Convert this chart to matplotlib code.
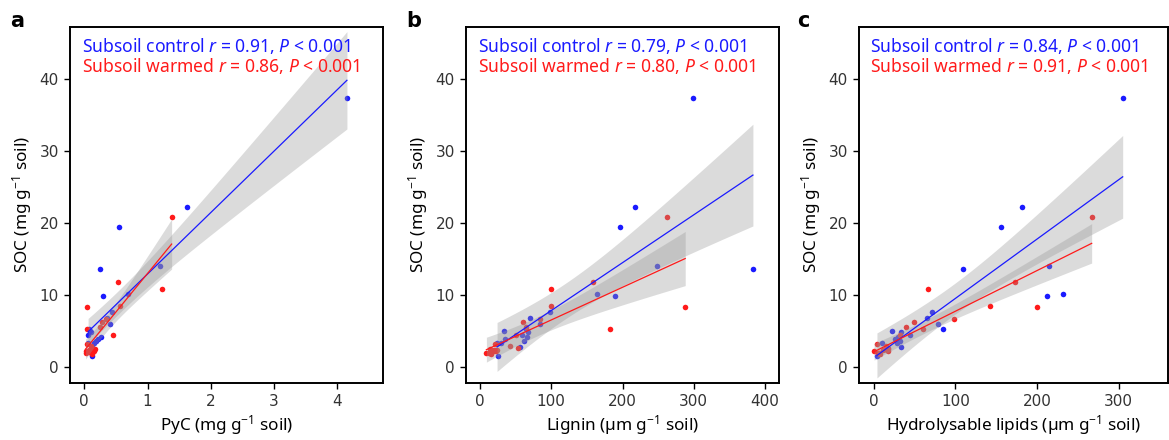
import numpy as np
import matplotlib
matplotlib.use("Agg")
import matplotlib.pyplot as plt

plt.rcParams['font.family'] = ['Noto Sans', 'DejaVu Sans']
plt.rcParams['mathtext.fontset'] = 'custom'
plt.rcParams['mathtext.rm'] = 'Noto Sans'
plt.rcParams['mathtext.it'] = 'Noto Sans:italic'

# SOC (mg g-1 soil), one entry per sample
soc_control = [37.4, 22.2, 19.4, 14.07, 13.66, 10.2, 9.9, 7.6, 6.8, 6.0, 5.3,
               5.0, 4.8, 4.5, 4.2, 3.9, 3.6, 3.4, 3.3, 2.8, 1.5]
soc_warmed = [20.8, 11.85, 10.8, 8.5, 8.3, 6.6, 6.2, 5.6, 5.3, 4.5, 3.2,
              2.9, 2.6, 2.5, 2.3, 2.2, 2.2, 2.0, 2.0, 1.8, 2.4]

# PyC (mg g-1 soil)
pyc_control = [4.15, 1.62, 0.55, 1.19, 0.25, 0.69, 0.30, 0.43, 0.36, 0.41, 0.08,
               0.09, 0.10, 0.06, 0.27, 0.22, 0.18, 0.16, 0.06, 0.12, 0.12]
pyc_warmed = [1.38, 0.53, 1.23, 0.56, 0.05, 0.35, 0.28, 0.25, 0.04, 0.46, 0.05,
              0.10, 0.12, 0.17, 0.13, 0.02, 0.16, 0.10, 0.03, 0.12, 0.08]

# Lignin (um g-1 soil)
lignin_control = [299, 218, 196, 248, 383, 164, 190, 98, 70, 84, 65,
                  34, 68, 59, 66, 35, 62, 29, 24, 56, 26]
lignin_warmed = [262, 159, 99, 99, 288, 84, 60, 64, 182, 50, 21,
                 42, 53, 14, 20, 22, 19, 9, 13, 16, 24]

# Hydrolysable lipids (um g-1 soil)
lipid_control = [305, 182, 156, 215, 109, 232, 212, 71.5, 65, 78.5, 85,
                 22.5, 33, 44, 30, 26, 32, 28, 10, 33, 4]
lipid_warmed = [267, 173, 66, 143, 200, 98, 49, 40, 60.5, 32, 4.5,
                15, 18, 17, 16, 0.5, 17, 7, 5, 8, 12]

panels = [
    ("a", pyc_control, pyc_warmed, "PyC (mg g$^{−1}$ soil)", (-0.226, 4.72), [0, 1, 2, 3, 4],
     ("0.91", "0.86")),
    ("b", lignin_control, lignin_warmed, "Lignin (µm g$^{−1}$ soil)", (-19.6, 419.6), [0, 100, 200, 300, 400],
     ("0.79", "0.80")),
    ("c", lipid_control, lipid_warmed, "Hydrolysable lipids (µm g$^{−1}$ soil)", (-18, 360.5), [0, 100, 200, 300],
     ("0.84", "0.91")),
]

axes_pos = [(70, 313), (466, 313), (859, 309)]
letter_x = [10, 406, 797]

BLUE = "#1a1aff"
RED = "#ff1a1a"


def lm_fit(x, y, t=2.093):
    x = np.asarray(x, float)
    y = np.asarray(y, float)
    n = len(x)
    b, a = np.polyfit(x, y, 1)
    xs = np.linspace(x.min(), x.max(), 100)
    yhat = a + b * xs
    resid = y - (a + b * x)
    s = np.sqrt(np.sum(resid ** 2) / (n - 2))
    sxx = np.sum((x - x.mean()) ** 2)
    se = s * np.sqrt(1.0 / n + (xs - x.mean()) ** 2 / sxx)
    return xs, yhat, yhat - t * se, yhat + t * se


fig = plt.figure(figsize=(11.69, 4.40), dpi=100)

for i, (letter, xc, xw, xlabel, xlim, xticks, rs) in enumerate(panels):
    left, width = axes_pos[i]
    ax = fig.add_axes([left / 1169, (440 - 383.3) / 440, width / 1169, (383.3 - 26.7) / 440])

    ax.scatter(xc, soc_control, s=16, color=BLUE, linewidths=0, zorder=2)
    ax.scatter(xw, soc_warmed, s=16, color=RED, linewidths=0, zorder=2)

    for xv, yv, col in [(xc, soc_control, BLUE), (xw, soc_warmed, RED)]:
        xs, yhat, lo, hi = lm_fit(xv, yv)
        ax.fill_between(xs, lo, hi, color="#999999", alpha=0.35, linewidth=0, zorder=3)
        ax.plot(xs, yhat, color=col, lw=0.9, zorder=4)

    ax.set_xlim(*xlim)
    ax.set_ylim(-2.26, 47.26)
    ax.set_xticks(xticks)
    ax.set_yticks([0, 10, 20, 30, 40])
    ax.tick_params(direction="out", length=4, width=1, labelsize=11,
                   labelcolor="#333333", pad=4)
    for lab in ax.get_xticklabels() + ax.get_yticklabels():
        lab.set_family("DejaVu Sans")
    for sp in ax.spines.values():
        sp.set_linewidth(1.4)
        sp.set_color("black")

    ax.set_xlabel(xlabel, fontsize=12.3, labelpad=3)
    ax.set_ylabel("SOC (mg g$^{−1}$ soil)", fontsize=12.3, labelpad=4)

    ax.text(0.037, 0.975, "Subsoil control $r$ = %s, $P$ < 0.001" % rs[0],
            transform=ax.transAxes, color=BLUE, fontsize=12.6, va="top", ha="left")
    ax.text(0.037, 0.918, "Subsoil warmed $r$ = %s, $P$ < 0.001" % rs[1],
            transform=ax.transAxes, color=RED, fontsize=12.6, va="top", ha="left")

    fig.text(letter_x[i] / 1169, 1 - 11 / 440, letter, fontsize=15, fontweight="bold",
             family="DejaVu Sans", va="top", ha="left")

fig.savefig("out.png", dpi=100)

+++++

## STATED GOAL
Restate the whole of the material word for word without the pictures.

## SOLUTION TO THIS TASK
Convert this chart to matplotlib code.
import numpy as np
import matplotlib
matplotlib.use("Agg")
import matplotlib.pyplot as plt

plt.rcParams['font.family'] = ['Noto Sans', 'DejaVu Sans']
plt.rcParams['mathtext.fontset'] = 'custom'
plt.rcParams['mathtext.rm'] = 'Noto Sans'
plt.rcParams['mathtext.it'] = 'Noto Sans:italic'

# SOC (mg g-1 soil), one entry per sample
soc_control = [37.4, 22.2, 19.4, 14.07, 13.66, 10.2, 9.9, 7.6, 6.8, 6.0, 5.3,
               5.0, 4.8, 4.5, 4.2, 3.9, 3.6, 3.4, 3.3, 2.8, 1.5]
soc_warmed = [20.8, 11.85, 10.8, 8.5, 8.3, 6.6, 6.2, 5.6, 5.3, 4.5, 3.2,
              2.9, 2.6, 2.5, 2.3, 2.2, 2.2, 2.0, 2.0, 1.8, 2.4]

# PyC (mg g-1 soil)
pyc_control = [4.15, 1.62, 0.55, 1.19, 0.25, 0.69, 0.30, 0.43, 0.36, 0.41, 0.08,
               0.09, 0.10, 0.06, 0.27, 0.22, 0.18, 0.16, 0.06, 0.12, 0.12]
pyc_warmed = [1.38, 0.53, 1.23, 0.56, 0.05, 0.35, 0.28, 0.25, 0.04, 0.46, 0.05,
              0.10, 0.12, 0.17, 0.13, 0.02, 0.16, 0.10, 0.03, 0.12, 0.08]

# Lignin (um g-1 soil)
lignin_control = [299, 218, 196, 248, 383, 164, 190, 98, 70, 84, 65,
                  34, 68, 59, 66, 35, 62, 29, 24, 56, 26]
lignin_warmed = [262, 159, 99, 99, 288, 84, 60, 64, 182, 50, 21,
                 42, 53, 14, 20, 22, 19, 9, 13, 16, 24]

# Hydrolysable lipids (um g-1 soil)
lipid_control = [305, 182, 156, 215, 109, 232, 212, 71.5, 65, 78.5, 85,
                 22.5, 33, 44, 30, 26, 32, 28, 10, 33, 4]
lipid_warmed = [267, 173, 66, 143, 200, 98, 49, 40, 60.5, 32, 4.5,
                15, 18, 17, 16, 0.5, 17, 7, 5, 8, 12]

panels = [
    ("a", pyc_control, pyc_warmed, "PyC (mg g$^{−1}$ soil)", (-0.226, 4.72), [0, 1, 2, 3, 4],
     ("0.91", "0.86")),
    ("b", lignin_control, lignin_warmed, "Lignin (µm g$^{−1}$ soil)", (-19.6, 419.6), [0, 100, 200, 300, 400],
     ("0.79", "0.80")),
    ("c", lipid_control, lipid_warmed, "Hydrolysable lipids (µm g$^{−1}$ soil)", (-18, 360.5), [0, 100, 200, 300],
     ("0.84", "0.91")),
]

axes_pos = [(70, 313), (466, 313), (859, 309)]
letter_x = [10, 406, 797]

BLUE = "#1a1aff"
RED = "#ff1a1a"


def lm_fit(x, y, t=2.093):
    x = np.asarray(x, float)
    y = np.asarray(y, float)
    n = len(x)
    b, a = np.polyfit(x, y, 1)
    xs = np.linspace(x.min(), x.max(), 100)
    yhat = a + b * xs
    resid = y - (a + b * x)
    s = np.sqrt(np.sum(resid ** 2) / (n - 2))
    sxx = np.sum((x - x.mean()) ** 2)
    se = s * np.sqrt(1.0 / n + (xs - x.mean()) ** 2 / sxx)
    return xs, yhat, yhat - t * se, yhat + t * se


fig = plt.figure(figsize=(11.69, 4.40), dpi=100)

for i, (letter, xc, xw, xlabel, xlim, xticks, rs) in enumerate(panels):
    left, width = axes_pos[i]
    ax = fig.add_axes([left / 1169, (440 - 383.3) / 440, width / 1169, (383.3 - 26.7) / 440])

    ax.scatter(xc, soc_control, s=16, color=BLUE, linewidths=0, zorder=2)
    ax.scatter(xw, soc_warmed, s=16, color=RED, linewidths=0, zorder=2)

    for xv, yv, col in [(xc, soc_control, BLUE), (xw, soc_warmed, RED)]:
        xs, yhat, lo, hi = lm_fit(xv, yv)
        ax.fill_between(xs, lo, hi, color="#999999", alpha=0.35, linewidth=0, zorder=3)
        ax.plot(xs, yhat, color=col, lw=0.9, zorder=4)

    ax.set_xlim(*xlim)
    ax.set_ylim(-2.26, 47.26)
    ax.set_xticks(xticks)
    ax.set_yticks([0, 10, 20, 30, 40])
    ax.tick_params(direction="out", length=4, width=1, labelsize=11,
                   labelcolor="#333333", pad=4)
    for lab in ax.get_xticklabels() + ax.get_yticklabels():
        lab.set_family("DejaVu Sans")
    for sp in ax.spines.values():
        sp.set_linewidth(1.4)
        sp.set_color("black")

    ax.set_xlabel(xlabel, fontsize=12.3, labelpad=3)
    ax.set_ylabel("SOC (mg g$^{−1}$ soil)", fontsize=12.3, labelpad=4)

    ax.text(0.037, 0.975, "Subsoil control $r$ = %s, $P$ < 0.001" % rs[0],
            transform=ax.transAxes, color=BLUE, fontsize=12.6, va="top", ha="left")
    ax.text(0.037, 0.918, "Subsoil warmed $r$ = %s, $P$ < 0.001" % rs[1],
            transform=ax.transAxes, color=RED, fontsize=12.6, va="top", ha="left")

    fig.text(letter_x[i] / 1169, 1 - 11 / 440, letter, fontsize=15, fontweight="bold",
             family="DejaVu Sans", va="top", ha="left")

fig.savefig("out.png", dpi=100)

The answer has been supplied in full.